▸ **SHORT EXERCISE**: The data must be returned in full and exactly as given.

▸ **SOURCE MATERIAL**:

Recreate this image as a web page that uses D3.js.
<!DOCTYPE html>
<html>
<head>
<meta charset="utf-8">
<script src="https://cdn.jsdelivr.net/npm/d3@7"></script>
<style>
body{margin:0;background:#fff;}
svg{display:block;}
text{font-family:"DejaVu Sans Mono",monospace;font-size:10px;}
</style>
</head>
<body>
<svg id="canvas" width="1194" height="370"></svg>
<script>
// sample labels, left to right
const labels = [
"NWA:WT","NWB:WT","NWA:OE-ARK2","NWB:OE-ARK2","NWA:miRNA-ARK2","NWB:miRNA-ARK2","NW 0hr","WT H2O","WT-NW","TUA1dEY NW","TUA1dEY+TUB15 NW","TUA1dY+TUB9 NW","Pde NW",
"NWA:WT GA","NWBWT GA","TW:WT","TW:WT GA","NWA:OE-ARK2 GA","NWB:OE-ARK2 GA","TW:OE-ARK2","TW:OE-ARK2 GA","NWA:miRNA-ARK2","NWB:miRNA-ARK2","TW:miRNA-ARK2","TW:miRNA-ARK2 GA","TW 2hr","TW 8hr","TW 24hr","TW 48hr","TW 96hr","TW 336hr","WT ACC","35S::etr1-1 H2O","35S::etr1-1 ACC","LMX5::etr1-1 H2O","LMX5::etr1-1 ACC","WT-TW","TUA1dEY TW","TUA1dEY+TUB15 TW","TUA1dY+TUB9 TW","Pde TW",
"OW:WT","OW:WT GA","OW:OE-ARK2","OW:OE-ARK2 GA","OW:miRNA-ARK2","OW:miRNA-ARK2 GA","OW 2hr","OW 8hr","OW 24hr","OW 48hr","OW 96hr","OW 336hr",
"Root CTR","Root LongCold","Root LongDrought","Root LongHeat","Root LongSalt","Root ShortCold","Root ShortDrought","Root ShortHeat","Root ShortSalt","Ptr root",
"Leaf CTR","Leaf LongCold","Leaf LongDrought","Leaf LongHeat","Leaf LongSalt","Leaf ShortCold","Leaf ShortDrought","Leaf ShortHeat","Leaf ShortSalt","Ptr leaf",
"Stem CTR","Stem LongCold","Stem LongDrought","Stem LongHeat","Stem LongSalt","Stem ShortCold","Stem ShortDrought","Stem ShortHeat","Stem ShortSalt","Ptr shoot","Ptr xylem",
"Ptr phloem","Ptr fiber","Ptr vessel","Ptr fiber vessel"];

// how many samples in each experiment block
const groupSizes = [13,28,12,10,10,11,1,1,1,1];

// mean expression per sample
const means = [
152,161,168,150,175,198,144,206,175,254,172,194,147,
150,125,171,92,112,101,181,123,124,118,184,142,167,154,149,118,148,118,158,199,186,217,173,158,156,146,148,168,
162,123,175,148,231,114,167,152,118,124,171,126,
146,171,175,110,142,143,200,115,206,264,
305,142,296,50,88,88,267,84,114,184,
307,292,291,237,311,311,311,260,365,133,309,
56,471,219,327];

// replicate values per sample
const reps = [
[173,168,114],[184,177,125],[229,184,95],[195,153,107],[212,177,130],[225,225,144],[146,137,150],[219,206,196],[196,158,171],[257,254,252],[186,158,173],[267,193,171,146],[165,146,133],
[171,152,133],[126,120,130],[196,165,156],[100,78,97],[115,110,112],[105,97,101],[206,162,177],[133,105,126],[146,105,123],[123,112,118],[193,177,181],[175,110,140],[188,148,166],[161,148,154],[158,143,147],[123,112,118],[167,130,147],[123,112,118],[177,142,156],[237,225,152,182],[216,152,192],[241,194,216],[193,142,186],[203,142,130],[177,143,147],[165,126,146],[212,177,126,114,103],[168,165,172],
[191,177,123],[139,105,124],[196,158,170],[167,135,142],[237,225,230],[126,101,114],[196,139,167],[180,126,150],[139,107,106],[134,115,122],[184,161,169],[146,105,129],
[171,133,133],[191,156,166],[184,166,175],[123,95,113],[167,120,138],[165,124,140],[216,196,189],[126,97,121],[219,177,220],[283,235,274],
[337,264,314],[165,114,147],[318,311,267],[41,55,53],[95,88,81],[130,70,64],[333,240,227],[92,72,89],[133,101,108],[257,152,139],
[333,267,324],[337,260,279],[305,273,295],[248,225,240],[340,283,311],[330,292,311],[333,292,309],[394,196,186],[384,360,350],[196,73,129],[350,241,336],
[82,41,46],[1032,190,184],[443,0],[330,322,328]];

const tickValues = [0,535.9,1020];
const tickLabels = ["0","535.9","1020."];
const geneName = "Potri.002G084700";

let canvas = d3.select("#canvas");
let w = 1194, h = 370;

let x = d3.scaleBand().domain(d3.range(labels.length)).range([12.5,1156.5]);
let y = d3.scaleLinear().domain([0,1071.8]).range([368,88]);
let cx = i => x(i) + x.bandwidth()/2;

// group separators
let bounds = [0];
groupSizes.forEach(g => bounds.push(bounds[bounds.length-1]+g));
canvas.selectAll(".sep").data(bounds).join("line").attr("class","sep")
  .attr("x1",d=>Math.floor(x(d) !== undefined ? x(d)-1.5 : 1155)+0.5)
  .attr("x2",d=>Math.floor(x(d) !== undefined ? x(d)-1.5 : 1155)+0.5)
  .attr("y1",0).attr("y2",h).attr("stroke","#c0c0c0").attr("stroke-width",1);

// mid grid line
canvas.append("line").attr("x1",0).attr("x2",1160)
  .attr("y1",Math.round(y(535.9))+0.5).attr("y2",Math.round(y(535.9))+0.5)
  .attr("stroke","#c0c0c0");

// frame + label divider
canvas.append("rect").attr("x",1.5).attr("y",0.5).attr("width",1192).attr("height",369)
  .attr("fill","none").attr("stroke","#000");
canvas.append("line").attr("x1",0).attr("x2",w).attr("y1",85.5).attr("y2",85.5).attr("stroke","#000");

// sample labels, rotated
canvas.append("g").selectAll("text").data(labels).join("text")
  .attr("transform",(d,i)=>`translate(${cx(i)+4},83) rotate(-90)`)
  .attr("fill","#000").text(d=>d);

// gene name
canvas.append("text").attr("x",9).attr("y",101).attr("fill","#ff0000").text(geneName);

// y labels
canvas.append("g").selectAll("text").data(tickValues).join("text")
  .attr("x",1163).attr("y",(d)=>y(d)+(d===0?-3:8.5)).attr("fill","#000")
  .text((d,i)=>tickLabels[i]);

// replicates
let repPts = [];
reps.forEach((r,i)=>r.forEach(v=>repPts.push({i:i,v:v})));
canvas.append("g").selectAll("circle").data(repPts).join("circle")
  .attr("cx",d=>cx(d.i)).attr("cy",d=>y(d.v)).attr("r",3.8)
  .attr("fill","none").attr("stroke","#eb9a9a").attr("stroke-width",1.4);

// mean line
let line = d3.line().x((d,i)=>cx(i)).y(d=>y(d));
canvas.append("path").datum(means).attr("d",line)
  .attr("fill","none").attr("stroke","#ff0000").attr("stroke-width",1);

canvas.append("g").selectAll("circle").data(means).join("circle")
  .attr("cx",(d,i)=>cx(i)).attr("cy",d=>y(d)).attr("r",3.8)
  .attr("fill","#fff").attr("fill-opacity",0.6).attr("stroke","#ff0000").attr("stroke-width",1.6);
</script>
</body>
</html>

▸ **THE REPLY**:
Recreate this image as a web page that uses D3.js.
<!DOCTYPE html>
<html>
<head>
<meta charset="utf-8">
<script src="https://cdn.jsdelivr.net/npm/d3@7"></script>
<style>
body{margin:0;background:#fff;}
svg{display:block;}
text{font-family:"DejaVu Sans Mono",monospace;font-size:10px;}
</style>
</head>
<body>
<svg id="canvas" width="1194" height="370"></svg>
<script>
// sample labels, left to right
const labels = [
"NWA:WT","NWB:WT","NWA:OE-ARK2","NWB:OE-ARK2","NWA:miRNA-ARK2","NWB:miRNA-ARK2","NW 0hr","WT H2O","WT-NW","TUA1dEY NW","TUA1dEY+TUB15 NW","TUA1dY+TUB9 NW","Pde NW",
"NWA:WT GA","NWBWT GA","TW:WT","TW:WT GA","NWA:OE-ARK2 GA","NWB:OE-ARK2 GA","TW:OE-ARK2","TW:OE-ARK2 GA","NWA:miRNA-ARK2","NWB:miRNA-ARK2","TW:miRNA-ARK2","TW:miRNA-ARK2 GA","TW 2hr","TW 8hr","TW 24hr","TW 48hr","TW 96hr","TW 336hr","WT ACC","35S::etr1-1 H2O","35S::etr1-1 ACC","LMX5::etr1-1 H2O","LMX5::etr1-1 ACC","WT-TW","TUA1dEY TW","TUA1dEY+TUB15 TW","TUA1dY+TUB9 TW","Pde TW",
"OW:WT","OW:WT GA","OW:OE-ARK2","OW:OE-ARK2 GA","OW:miRNA-ARK2","OW:miRNA-ARK2 GA","OW 2hr","OW 8hr","OW 24hr","OW 48hr","OW 96hr","OW 336hr",
"Root CTR","Root LongCold","Root LongDrought","Root LongHeat","Root LongSalt","Root ShortCold","Root ShortDrought","Root ShortHeat","Root ShortSalt","Ptr root",
"Leaf CTR","Leaf LongCold","Leaf LongDrought","Leaf LongHeat","Leaf LongSalt","Leaf ShortCold","Leaf ShortDrought","Leaf ShortHeat","Leaf ShortSalt","Ptr leaf",
"Stem CTR","Stem LongCold","Stem LongDrought","Stem LongHeat","Stem LongSalt","Stem ShortCold","Stem ShortDrought","Stem ShortHeat","Stem ShortSalt","Ptr shoot","Ptr xylem",
"Ptr phloem","Ptr fiber","Ptr vessel","Ptr fiber vessel"];

// how many samples in each experiment block
const groupSizes = [13,28,12,10,10,11,1,1,1,1];

// mean expression per sample
const means = [
152,161,168,150,175,198,144,206,175,254,172,194,147,
150,125,171,92,112,101,181,123,124,118,184,142,167,154,149,118,148,118,158,199,186,217,173,158,156,146,148,168,
162,123,175,148,231,114,167,152,118,124,171,126,
146,171,175,110,142,143,200,115,206,264,
305,142,296,50,88,88,267,84,114,184,
307,292,291,237,311,311,311,260,365,133,309,
56,471,219,327];

// replicate values per sample
const reps = [
[173,168,114],[184,177,125],[229,184,95],[195,153,107],[212,177,130],[225,225,144],[146,137,150],[219,206,196],[196,158,171],[257,254,252],[186,158,173],[267,193,171,146],[165,146,133],
[171,152,133],[126,120,130],[196,165,156],[100,78,97],[115,110,112],[105,97,101],[206,162,177],[133,105,126],[146,105,123],[123,112,118],[193,177,181],[175,110,140],[188,148,166],[161,148,154],[158,143,147],[123,112,118],[167,130,147],[123,112,118],[177,142,156],[237,225,152,182],[216,152,192],[241,194,216],[193,142,186],[203,142,130],[177,143,147],[165,126,146],[212,177,126,114,103],[168,165,172],
[191,177,123],[139,105,124],[196,158,170],[167,135,142],[237,225,230],[126,101,114],[196,139,167],[180,126,150],[139,107,106],[134,115,122],[184,161,169],[146,105,129],
[171,133,133],[191,156,166],[184,166,175],[123,95,113],[167,120,138],[165,124,140],[216,196,189],[126,97,121],[219,177,220],[283,235,274],
[337,264,314],[165,114,147],[318,311,267],[41,55,53],[95,88,81],[130,70,64],[333,240,227],[92,72,89],[133,101,108],[257,152,139],
[333,267,324],[337,260,279],[305,273,295],[248,225,240],[340,283,311],[330,292,311],[333,292,309],[394,196,186],[384,360,350],[196,73,129],[350,241,336],
[82,41,46],[1032,190,184],[443,0],[330,322,328]];

const tickValues = [0,535.9,1020];
const tickLabels = ["0","535.9","1020."];
const geneName = "Potri.002G084700";

let canvas = d3.select("#canvas");
let w = 1194, h = 370;

let x = d3.scaleBand().domain(d3.range(labels.length)).range([12.5,1156.5]);
let y = d3.scaleLinear().domain([0,1071.8]).range([368,88]);
let cx = i => x(i) + x.bandwidth()/2;

// group separators
let bounds = [0];
groupSizes.forEach(g => bounds.push(bounds[bounds.length-1]+g));
canvas.selectAll(".sep").data(bounds).join("line").attr("class","sep")
  .attr("x1",d=>Math.floor(x(d) !== undefined ? x(d)-1.5 : 1155)+0.5)
  .attr("x2",d=>Math.floor(x(d) !== undefined ? x(d)-1.5 : 1155)+0.5)
  .attr("y1",0).attr("y2",h).attr("stroke","#c0c0c0").attr("stroke-width",1);

// mid grid line
canvas.append("line").attr("x1",0).attr("x2",1160)
  .attr("y1",Math.round(y(535.9))+0.5).attr("y2",Math.round(y(535.9))+0.5)
  .attr("stroke","#c0c0c0");

// frame + label divider
canvas.append("rect").attr("x",1.5).attr("y",0.5).attr("width",1192).attr("height",369)
  .attr("fill","none").attr("stroke","#000");
canvas.append("line").attr("x1",0).attr("x2",w).attr("y1",85.5).attr("y2",85.5).attr("stroke","#000");

// sample labels, rotated
canvas.append("g").selectAll("text").data(labels).join("text")
  .attr("transform",(d,i)=>`translate(${cx(i)+4},83) rotate(-90)`)
  .attr("fill","#000").text(d=>d);

// gene name
canvas.append("text").attr("x",9).attr("y",101).attr("fill","#ff0000").text(geneName);

// y labels
canvas.append("g").selectAll("text").data(tickValues).join("text")
  .attr("x",1163).attr("y",(d)=>y(d)+(d===0?-3:8.5)).attr("fill","#000")
  .text((d,i)=>tickLabels[i]);

// replicates
let repPts = [];
reps.forEach((r,i)=>r.forEach(v=>repPts.push({i:i,v:v})));
canvas.append("g").selectAll("circle").data(repPts).join("circle")
  .attr("cx",d=>cx(d.i)).attr("cy",d=>y(d.v)).attr("r",3.8)
  .attr("fill","none").attr("stroke","#eb9a9a").attr("stroke-width",1.4);

// mean line
let line = d3.line().x((d,i)=>cx(i)).y(d=>y(d));
canvas.append("path").datum(means).attr("d",line)
  .attr("fill","none").attr("stroke","#ff0000").attr("stroke-width",1);

canvas.append("g").selectAll("circle").data(means).join("circle")
  .attr("cx",(d,i)=>cx(i)).attr("cy",d=>y(d)).attr("r",3.8)
  .attr("fill","#fff").attr("fill-opacity",0.6).attr("stroke","#ff0000").attr("stroke-width",1.6);
</script>
</body>
</html>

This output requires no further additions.